Date of birth: 23/10/1952
Place of birth: Kroonstad, South Africa
Residence: Cape Town, South Africa
Anna Elizabeth (Antjie) Krog was born in 1952 into a family of authors - her mother is the famous Afrikaans writer Dot Serfontein - and made her debut as an Afrikaans poet while still in school, when in 1970 at the age of 18, her first volume of poetry, Dogter van Jefta was published. In 1972 her second volume, Januarie-suite, was published, and in 1973 it received the Eugène Marais Award. She completed a BA Degree and an Honors Degree in English (1973) at the University of the Free State and in 1976, she completed an MA Degree in Afrikaans at the University of Pretoria.
Her volume of poetry Jerusalemgangers was awarded the Rapport Prize in 1987, and in 1990 she received the Hertzog Prize for poetry for her volume Lady Anne.
In 1993 she was appointed at the magazine Die Suid-Afrikaan, and in 1995 she started working as a political reporter for the South African Broadcasting Corporation (SABC). Antjie reported on the Truth and Reconciliation Commission’s hearings from 1996 to 1998. She chronicled her experiences regarding this process in the non-fiction book for which she is best known - Country of My Skull. The book is an intersectional, interdisciplinary analysis of the Commission's potential and realized effects on post-Apartheid South Africa; an amalgamation of journalism, prose, personal narrative, and poetry. The book was published in 1998 by Random House SA. Initially written in Afrikaans, the book has now been published in various countries. It was later made into a film, entitled In My Country, starring Juliette Binoche and Samuel L. Jackson. The book received, amongst others, the Alan Paton Award for non-fiction and the Olive Schreiner Prize.

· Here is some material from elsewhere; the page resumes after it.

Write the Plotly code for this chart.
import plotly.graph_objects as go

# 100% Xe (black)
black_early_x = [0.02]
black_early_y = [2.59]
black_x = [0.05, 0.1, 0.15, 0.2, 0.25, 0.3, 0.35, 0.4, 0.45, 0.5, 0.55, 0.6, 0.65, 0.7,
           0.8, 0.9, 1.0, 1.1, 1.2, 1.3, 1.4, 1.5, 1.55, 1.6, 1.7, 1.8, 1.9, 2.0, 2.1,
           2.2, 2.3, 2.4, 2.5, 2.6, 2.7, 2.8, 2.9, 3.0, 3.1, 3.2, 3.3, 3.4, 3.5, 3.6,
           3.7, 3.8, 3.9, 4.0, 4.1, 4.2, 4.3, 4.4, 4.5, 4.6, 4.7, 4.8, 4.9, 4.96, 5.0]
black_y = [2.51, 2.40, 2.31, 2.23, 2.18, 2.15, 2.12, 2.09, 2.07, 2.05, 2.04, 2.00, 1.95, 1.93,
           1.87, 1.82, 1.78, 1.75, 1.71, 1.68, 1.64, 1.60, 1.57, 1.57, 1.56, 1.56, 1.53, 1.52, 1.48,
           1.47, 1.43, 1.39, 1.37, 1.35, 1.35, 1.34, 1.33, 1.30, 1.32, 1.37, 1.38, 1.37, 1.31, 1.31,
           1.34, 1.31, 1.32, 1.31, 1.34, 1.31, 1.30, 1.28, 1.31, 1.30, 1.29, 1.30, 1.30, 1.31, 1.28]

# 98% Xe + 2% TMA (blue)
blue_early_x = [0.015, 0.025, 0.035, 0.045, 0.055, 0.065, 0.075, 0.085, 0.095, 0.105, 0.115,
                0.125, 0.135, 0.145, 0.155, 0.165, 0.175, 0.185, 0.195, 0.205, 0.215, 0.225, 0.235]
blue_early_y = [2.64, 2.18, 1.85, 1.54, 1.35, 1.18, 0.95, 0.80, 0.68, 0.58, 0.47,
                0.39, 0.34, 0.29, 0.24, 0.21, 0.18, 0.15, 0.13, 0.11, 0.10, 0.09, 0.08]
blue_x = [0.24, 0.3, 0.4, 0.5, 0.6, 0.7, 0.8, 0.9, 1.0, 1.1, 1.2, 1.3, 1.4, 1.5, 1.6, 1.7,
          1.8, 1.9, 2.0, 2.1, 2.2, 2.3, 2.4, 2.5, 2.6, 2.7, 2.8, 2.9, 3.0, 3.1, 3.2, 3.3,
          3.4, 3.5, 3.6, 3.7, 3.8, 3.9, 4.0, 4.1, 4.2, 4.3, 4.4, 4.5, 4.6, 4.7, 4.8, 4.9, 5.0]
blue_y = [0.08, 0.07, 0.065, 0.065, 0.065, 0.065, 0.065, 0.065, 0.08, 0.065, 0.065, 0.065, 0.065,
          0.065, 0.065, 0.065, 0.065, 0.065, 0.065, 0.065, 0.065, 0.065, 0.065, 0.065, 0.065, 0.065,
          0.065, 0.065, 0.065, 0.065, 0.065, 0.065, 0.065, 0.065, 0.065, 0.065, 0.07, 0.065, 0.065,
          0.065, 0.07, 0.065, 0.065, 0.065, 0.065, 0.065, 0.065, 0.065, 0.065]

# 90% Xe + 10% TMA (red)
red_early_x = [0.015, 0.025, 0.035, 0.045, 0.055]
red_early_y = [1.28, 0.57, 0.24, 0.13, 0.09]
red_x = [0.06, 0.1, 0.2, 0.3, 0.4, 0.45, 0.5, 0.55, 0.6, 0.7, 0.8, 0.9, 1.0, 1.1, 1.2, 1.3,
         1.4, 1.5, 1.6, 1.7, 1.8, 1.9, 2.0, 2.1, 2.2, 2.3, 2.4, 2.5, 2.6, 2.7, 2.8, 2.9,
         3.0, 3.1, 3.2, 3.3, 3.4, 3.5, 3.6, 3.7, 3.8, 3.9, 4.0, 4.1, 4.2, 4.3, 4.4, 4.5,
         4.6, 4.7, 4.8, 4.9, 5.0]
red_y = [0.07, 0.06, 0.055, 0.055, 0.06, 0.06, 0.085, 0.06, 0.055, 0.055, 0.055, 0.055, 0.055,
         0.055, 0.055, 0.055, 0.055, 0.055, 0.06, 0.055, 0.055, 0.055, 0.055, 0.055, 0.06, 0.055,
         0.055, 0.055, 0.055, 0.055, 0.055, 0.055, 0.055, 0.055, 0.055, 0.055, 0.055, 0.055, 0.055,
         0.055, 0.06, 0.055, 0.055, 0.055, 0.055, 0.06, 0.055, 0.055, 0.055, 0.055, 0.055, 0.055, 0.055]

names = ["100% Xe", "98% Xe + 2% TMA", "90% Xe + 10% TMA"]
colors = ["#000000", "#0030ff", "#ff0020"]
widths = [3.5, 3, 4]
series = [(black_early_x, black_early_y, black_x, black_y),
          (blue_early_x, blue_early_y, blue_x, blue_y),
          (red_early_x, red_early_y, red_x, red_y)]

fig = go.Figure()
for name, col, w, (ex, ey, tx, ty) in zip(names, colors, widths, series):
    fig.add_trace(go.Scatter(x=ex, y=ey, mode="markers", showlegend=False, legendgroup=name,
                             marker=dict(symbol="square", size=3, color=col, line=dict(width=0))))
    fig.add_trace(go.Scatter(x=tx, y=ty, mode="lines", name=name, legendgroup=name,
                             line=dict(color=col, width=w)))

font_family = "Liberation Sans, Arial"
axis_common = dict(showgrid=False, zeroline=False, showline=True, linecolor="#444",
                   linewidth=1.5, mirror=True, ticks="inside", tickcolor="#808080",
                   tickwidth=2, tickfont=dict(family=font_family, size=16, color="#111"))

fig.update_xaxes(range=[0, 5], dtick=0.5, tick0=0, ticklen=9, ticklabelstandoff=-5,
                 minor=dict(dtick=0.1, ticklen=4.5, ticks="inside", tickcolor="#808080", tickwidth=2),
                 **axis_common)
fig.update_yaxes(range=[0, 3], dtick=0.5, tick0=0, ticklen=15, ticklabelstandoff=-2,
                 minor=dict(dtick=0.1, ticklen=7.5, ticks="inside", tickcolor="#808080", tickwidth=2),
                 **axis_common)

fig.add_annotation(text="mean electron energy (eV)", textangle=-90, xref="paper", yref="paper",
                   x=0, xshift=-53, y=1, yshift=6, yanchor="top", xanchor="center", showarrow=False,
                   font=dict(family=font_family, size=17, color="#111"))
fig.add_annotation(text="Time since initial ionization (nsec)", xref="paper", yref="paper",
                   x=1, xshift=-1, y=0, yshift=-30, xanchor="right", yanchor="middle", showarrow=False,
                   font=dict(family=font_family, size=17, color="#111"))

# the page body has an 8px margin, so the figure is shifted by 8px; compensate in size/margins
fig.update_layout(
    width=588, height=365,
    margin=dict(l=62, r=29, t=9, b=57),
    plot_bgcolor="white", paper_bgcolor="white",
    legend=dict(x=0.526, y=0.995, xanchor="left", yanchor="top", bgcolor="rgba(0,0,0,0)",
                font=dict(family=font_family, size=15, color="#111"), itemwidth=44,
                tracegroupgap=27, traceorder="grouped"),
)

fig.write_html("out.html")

Antjie Krog’s only stage play, Waarom is die wat voor toyi-toyi altyd so vet?, was performed in 1999 under the direction of Marthinus Basson and ’n Ander tongval was adapted for the stage by Saartjie Botha and starred Antoinette Kellerman and Nina Swart.
Down to My Last Skin, her first collection of poetry in English (published by Random House SA in 2000, as was A Change of Tongue, three years later) won the inaugural 2000 FNB Vita Poetry Award. For her journalistic work Krog has received the Pringle Award as well as the Foreign Correspondent Award and was honoured by the Hiroshima Peace Foundation. She has also been the recipient of the Sunday Times Alan Paton Award. Kleur kom nooit alleen nie was awarded the first RAU (now University of Johannesburg) Prize for creative writing in 2001.
Her volume Met woorde soos met kerse in which her Afrikaans translations and adaptations of South African indigenous language poems (including the San languages) are contained, was awarded first place in the South African Translators Institute’s Competition (held every three years) in 2003. In 2004, her volume of poetry Die sterre sê ‘tsau’ was published by Kwela Books and subsequently shortlisted for the 2005 M-Net Poetry Prize.
She has been an extraordinary Professor of Literature and Philosophy at the University of the Western Cape since 2004. Her translation of Nelson Mandela’s autobiography, Long Walk to Freedom, into Afrikaans, entitled, Lang pad na vryheid, was published in 2000.